Things like unclogging the shower drain or flipping burgers on the grill, like starting a bonfire or selling things on Craigslist or assembling furniture from IKEA.
Last week, my mom told me I needed to learn how to mow the lawn. I’ve never mowed a lawn. She’s never mowed a lawn. None of my three sisters have ever mowed a lawn.
But these are the things you need to learn how to do when the big, strong man in your house moves out. You have to become the big, strong man, because the grass doesn’t stop growing and the drains don’t stay unclogged and the spiders are always spinning new webs.
My dad tried to teach me how to throw a football on Centerville Beach when I was 11.
Before that he’d pointed proudly at 1980s newspaper clippings from when he played high school football in Amery, Wisconsin, pasted into a worn blue scrapbook: Harville provided two of the most exciting plays of the Amery season. And he has worked hard for his success – He bench presses more than 300 pounds and is a success scholastically!
Standing on the beach and holding the football in my toothpick arms, I’d really just wanted to sit in the sun and read Percy Jackson books until my shoulders turned pink.
“You put your fingers on the laces and put a spin on it,” he said. “Like this.”
Then he’d throw the ball toward me in a perfect spiral and I’d stand, arms wide as it sailed overhead and pounded into my fingertips, chipping my blue nail polish before it tumbled into the sand.
Other big, strong men always said “Oh, poor Bob” with a sad chuckle when they found out my dad has four daughters. They’d give him a playful slug in the shoulder and say, “So you’ve really got your hands full!”
I hated that. I know I can do anything a big, strong man can do. Even though I still watch Barbie movies with my sisters sometimes and I’m too scared to kill a spider, I know I can be strong if I want to be.
Growing up, my dad and I were the only early risers in the house. I would come down the stairs at 6 a.m. rubbing my blurry eyes, and he would be sitting in his blue leather recliner holding a can of Diet Pepsi and the sports section of the Star Tribune.
He’d almost always say “Hi, Em” when I walked past him toward the kitchen, but after that I’d just eat my toast in silence as I flipped through the Sunday comics.
That’s not a memory I look back on as being particularly good or bad. It was just the mundane reality. But now when I walk down those stairs every morning, it’s just me and my mug of coffee.
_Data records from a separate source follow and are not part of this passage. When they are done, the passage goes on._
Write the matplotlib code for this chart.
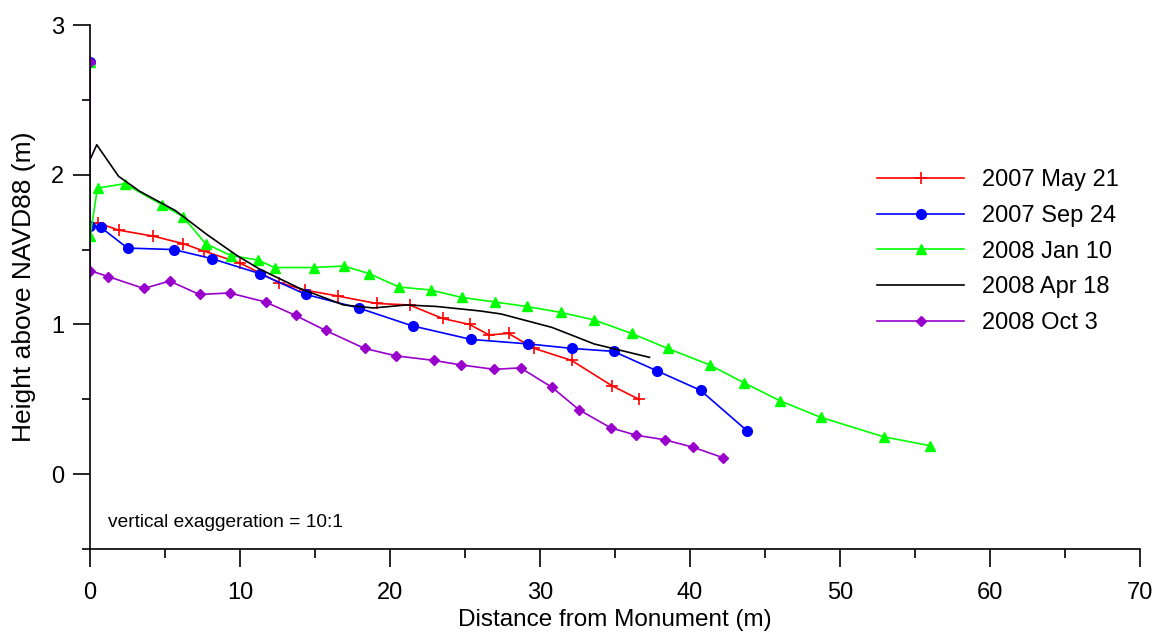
import matplotlib
matplotlib.use("Agg")
import matplotlib.pyplot as plt
from matplotlib.ticker import MultipleLocator

plt.rcParams['font.family'] = ['Liberation Sans', 'DejaVu Sans']

may21_x = [0, 0, 0.5, 1.9, 4.2, 6.2, 7.6, 10.0, 12.6, 14.3, 16.5, 19.1, 21.3, 23.5, 25.3, 26.6, 27.9, 29.6, 32.1, 34.8, 36.6]
may21_y = [2.75, 1.66, 1.68, 1.63, 1.59, 1.54, 1.49, 1.41, 1.28, 1.23, 1.19, 1.14, 1.13, 1.04, 1.00, 0.93, 0.94, 0.84, 0.76, 0.59, 0.50]

sep24_x = [0, 0, 0.7, 2.5, 5.6, 8.1, 11.3, 14.4, 17.9, 21.5, 25.4, 29.2, 32.1, 34.9, 37.8, 40.7, 43.8]
sep24_y = [2.75, 1.66, 1.65, 1.51, 1.50, 1.44, 1.34, 1.20, 1.11, 0.99, 0.90, 0.87, 0.84, 0.82, 0.69, 0.56, 0.29]

jan10_x = [0, 0, 0.5, 2.3, 4.8, 6.2, 7.7, 9.4, 11.2, 12.3, 14.9, 16.9, 18.6, 20.6, 22.7, 24.8, 27.0, 29.1, 31.4, 33.6, 36.1, 38.5, 41.3, 43.6, 46.0, 48.7, 52.9, 56.0]
jan10_y = [2.75, 1.59, 1.91, 1.94, 1.80, 1.72, 1.54, 1.46, 1.43, 1.38, 1.38, 1.39, 1.34, 1.25, 1.23, 1.18, 1.15, 1.12, 1.08, 1.03, 0.94, 0.84, 0.73, 0.61, 0.49, 0.38, 0.25, 0.19]

apr18_x = [0, 0, 0.45, 1.9, 3.3, 5.7, 7.8, 9.8, 11.3, 14.0, 16.9, 18.9, 21.1, 23.1, 26.0, 27.4, 30.8, 33.6, 37.3]
apr18_y = [2.75, 2.10, 2.20, 1.99, 1.89, 1.76, 1.60, 1.46, 1.37, 1.24, 1.13, 1.11, 1.13, 1.12, 1.09, 1.07, 0.98, 0.87, 0.78]

oct3_x = [0, 0, 1.2, 3.6, 5.3, 7.3, 9.3, 11.7, 13.7, 15.7, 18.3, 20.4, 22.9, 24.7, 26.95, 28.7, 30.8, 32.6, 34.7, 36.4, 38.3, 40.2, 42.2]
oct3_y = [2.75, 1.36, 1.32, 1.24, 1.29, 1.20, 1.21, 1.15, 1.06, 0.96, 0.84, 0.79, 0.76, 0.73, 0.70, 0.71, 0.58, 0.43, 0.31, 0.26, 0.23, 0.18, 0.11]

labels = ['2007 May 21', '2007 Sep 24', '2008 Jan 10', '2008 Apr 18', '2008 Oct 3']

fig = plt.figure(figsize=(11.57, 6.33), dpi=100)
ax = fig.add_axes([90/1157, 84/633, 1050/1157, 524/633])

lw = 1.2
ax.plot(may21_x, may21_y, color='#ff0000', lw=lw, marker='+', ms=9, mew=1.2, label=labels[0])
ax.plot(sep24_x, sep24_y, color='#0000ff', lw=lw, marker='o', ms=7, label=labels[1])
ax.plot(jan10_x, jan10_y, color='#00ff00', lw=lw, marker='^', ms=7, label=labels[2])
ax.plot(apr18_x, apr18_y, color='#000000', lw=lw, label=labels[3])
ax.plot(oct3_x, oct3_y, color='#9900cc', lw=lw, marker='D', ms=5.5, label=labels[4])

ax.set_xlim(0, 70)
ax.set_ylim(-0.5, 3)
ax.spines['top'].set_visible(False)
ax.spines['right'].set_visible(False)
ax.spines['left'].set_linewidth(1.2)
ax.spines['bottom'].set_linewidth(1.2)

ax.xaxis.set_major_locator(MultipleLocator(10))
ax.xaxis.set_minor_locator(MultipleLocator(5))
ax.yaxis.set_major_locator(MultipleLocator(1))
ax.yaxis.set_minor_locator(MultipleLocator(0.5))
ax.tick_params(axis='x', which='major', direction='out', length=13, width=1.2, labelsize=17, pad=11)
ax.tick_params(axis='x', which='minor', direction='out', length=6.5, width=1.2)
ax.tick_params(axis='y', which='major', direction='out', length=12, width=1.2, labelsize=17, pad=6.5)
ax.tick_params(axis='y', which='minor', direction='out', length=6, width=1.2)
for sp in ['left', 'bottom']:
    ax.spines[sp].set_clip_on(False)

ax.set_xlabel('Distance from Monument (m)', fontsize=17.5, labelpad=3.5)
ax.set_ylabel('Height above NAVD88 (m)', fontsize=19, labelpad=11)

ax.text(1.2, -0.32, 'vertical exaggeration = 10:1', fontsize=13.8, va='center', ha='left')

leg = ax.legend(loc='upper left', bbox_to_anchor=(877/1157, 464/633), bbox_transform=fig.transFigure,
                frameon=False, fontsize=17, handlelength=3.7, handletextpad=0.75, labelspacing=0.585,
                borderaxespad=0, borderpad=0)

fig.savefig('out.png', dpi=100)
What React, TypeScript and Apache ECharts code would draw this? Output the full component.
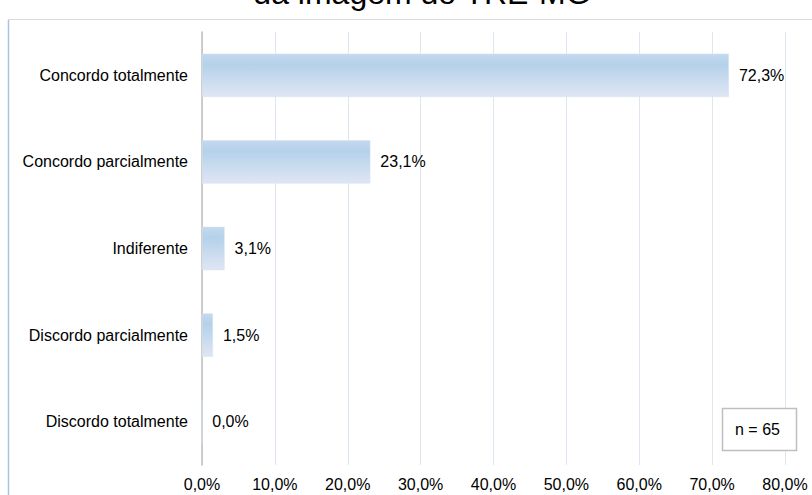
import React, { useEffect, useRef } from "react";
import * as echarts from "echarts";

const categories = [
  "Concordo totalmente",
  "Concordo parcialmente",
  "Indiferente",
  "Discordo parcialmente",
  "Discordo totalmente",
];
const values = [72.3, 23.1, 3.1, 1.5, 0.0];
const titleText = "da imagem do TRE-MG";
const noteText = "n = 65";

const fmt = (v: number) => v.toFixed(1).replace(".", ",") + "%";

export default function App() {
  const ref = useRef<HTMLDivElement>(null);
  useEffect(() => {
    if (!ref.current) return;
    const chart = echarts.init(ref.current, null, { renderer: "svg" });
    const font = "'Liberation Sans', Arial, sans-serif";
    chart.setOption({
      animation: false,
      backgroundColor: "#ffffff",
      textStyle: { fontFamily: font },
      grid: { left: 202, right: 27, top: 32, bottom: 30, containLabel: false },
      xAxis: {
        type: "value",
        min: 0,
        max: 80,
        interval: 10,
        axisLine: { show: false },
        axisTick: { show: false },
        splitLine: { show: true, lineStyle: { color: "#dde6f1", width: 1 } },
        axisLabel: {
          margin: 11,
          fontSize: 16,
          color: "#000",
          fontFamily: font,
          formatter: (v: number) => fmt(v),
        },
      },
      yAxis: {
        type: "category",
        data: categories,
        inverse: true,
        axisLine: { show: true, lineStyle: { color: "#bfbfbf", width: 1.5 } },
        axisTick: { show: false },
        splitLine: { show: false },
        axisLabel: { margin: 14, fontSize: 16, color: "#000", fontFamily: font },
      },
      series: [
        {
          type: "bar",
          data: values,
          barWidth: "50%",
          itemStyle: {
            color: new echarts.graphic.LinearGradient(0, 0, 0, 1, [
              { offset: 0, color: "#c3d9ee" },
              { offset: 0.25, color: "#b5d1ea" },
              { offset: 1, color: "#dfe6f4" },
            ]),
            borderColor: "#d6e2f1",
            borderWidth: 0.5,
          },
          label: {
            show: true,
            position: "right",
            distance: 10,
            fontSize: 16,
            color: "#000",
            fontFamily: font,
            formatter: (p: any) => fmt(p.value),
          },
        },
      ],
      graphic: [
        {
          type: "rect",
          shape: { x: 8.5, y: 19.5, width: 820, height: 500 },
          style: { fill: "none", stroke: "#d9d9d9", lineWidth: 1 },
          z: -1,
        },
        {
          type: "line",
          shape: { x1: 8.5, y1: 20, x2: 8.5, y2: 495 },
          style: { stroke: "#a9c1e3", lineWidth: 1.5 },
        },
        {
          type: "text",
          x: 422,
          y: -7,
          style: {
            text: titleText,
            fontSize: 32,
            fontFamily: font,
            fill: "#000",
            textAlign: "center",
            textVerticalAlign: "middle",
          },
        },
        {
          type: "rect",
          shape: { x: 722.5, y: 408.5, width: 74, height: 42 },
          style: { fill: "#ffffff", stroke: "#bfbfbf", lineWidth: 1.5 },
          z: 10,
        },
        {
          type: "text",
          x: 735,
          y: 429,
          style: {
            text: noteText,
            fontSize: 16,
            fontFamily: font,
            fill: "#000",
            textAlign: "left",
            textVerticalAlign: "middle",
          },
          z: 11,
        },
      ],
    });
    return () => chart.dispose();
  }, []);
  return (
    <div
      ref={ref}
      style={{ position: "fixed", left: 0, top: 0, width: 812, height: 495 }}
    />
  );
}
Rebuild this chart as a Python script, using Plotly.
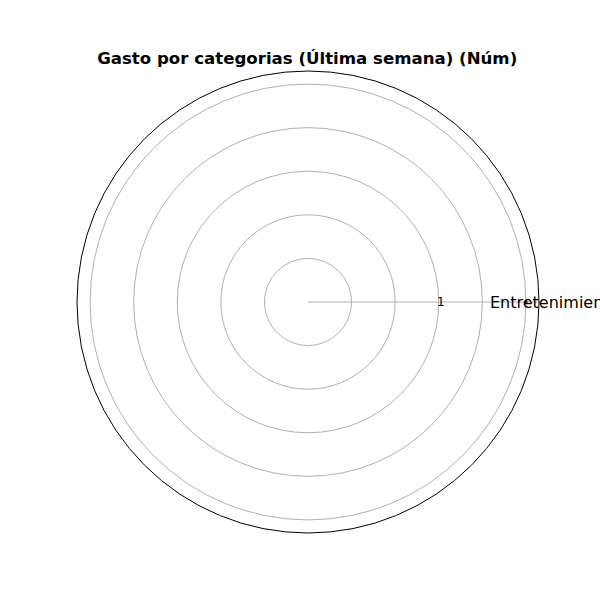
import plotly.graph_objects as go

categories = ["Entretenimiento"]
values = [5]
radial_ticks = [1, 2, 3, 4, 5]
radial_ticktext = ["", "", "1", "", ""]
title_text = "<b>Gasto por categorias (Última semana) (Núm)</b>"

R_MAX = 5.3
cx, cy, rad = 308 / 600, 1 - 302 / 600, 231 / 600

fig = go.Figure()
fig.add_trace(go.Scatterpolar(
    r=values + values[:1],
    theta=categories + categories[:1],
    mode="lines+markers",
    line=dict(color="#1f1f1f", width=1.5),
    marker=dict(color="#1f1f1f", size=3),
    fill="toself",
    fillcolor="rgba(31,119,180,0.25)",
    showlegend=False,
))

annotations = []
for tv, tt in zip(radial_ticks, radial_ticktext):
    if tt:
        annotations.append(dict(
            text=tt, x=cx + tv / R_MAX * rad + 2 / 600, y=cy, xref="paper", yref="paper",
            xanchor="center", yanchor="middle", showarrow=False,
            font=dict(size=12, color="black", family="DejaVu Sans"),
        ))
annotations.append(dict(
    text=categories[0], x=488 / 600, y=cy, xref="paper", yref="paper",
    xanchor="left", yanchor="middle", showarrow=False,
    font=dict(size=16, color="black", family="DejaVu Sans"),
))

fig.update_layout(
    width=600, height=600,
    paper_bgcolor="white",
    margin=dict(l=0, r=0, t=0, b=0),
    font=dict(family="DejaVu Sans", color="black"),
    title=dict(text=title_text, x=0.512, xanchor="center", y=1 - 58 / 600, yanchor="middle",
               font=dict(size=16.6, family="DejaVu Sans", color="black")),
    annotations=annotations,
    polar=dict(
        domain=dict(x=[77 / 600, 539 / 600], y=[67 / 600, 529 / 600]),
        bgcolor="white",
        radialaxis=dict(
            range=[0, R_MAX], tickvals=radial_ticks, showticklabels=False,
            angle=0, showline=False, ticks="", gridcolor="#b0b0b0", gridwidth=1,
        ),
        angularaxis=dict(
            direction="counterclockwise", rotation=0, type="category",
            showline=True, linecolor="black", linewidth=1,
            gridcolor="#b0b0b0", gridwidth=1, ticks="", showticklabels=False,
        ),
    ),
)

fig.write_html("out.html")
I tossed around that same football with my dad the other night in Upper Landing Park, near the St. Paul apartment he moved into six months ago.
Fingers on the laces… and… spin.
“There you go!” My dad had such a silly grin on his face, the kind of joy that only a big, strong man could feel when his daughter finally learns how to throw a football.
When the sun started to set, my sisters and I sang old Jonas Brothers songs as we walked along the Mississippi back to his apartment. My dad walked five steps behind, the football cradled in his left arm.
Maybe my dad would have liked a son. Someone he could relive his hometown glory days through and cheer on all the way to state. Someone who would play with his old Matchbox cars and wouldn’t stare at him blankly when he asks for a masonry drill bit.
But maybe there’s joy in teaching your skinny 11-year-old daughter how to throw a football as she tries to teach you how to french braid. If I ever have a daughter, I think I’ll teach her how to mow the lawn. And who knows? Maybe by then, I can kill the spiders for her, too.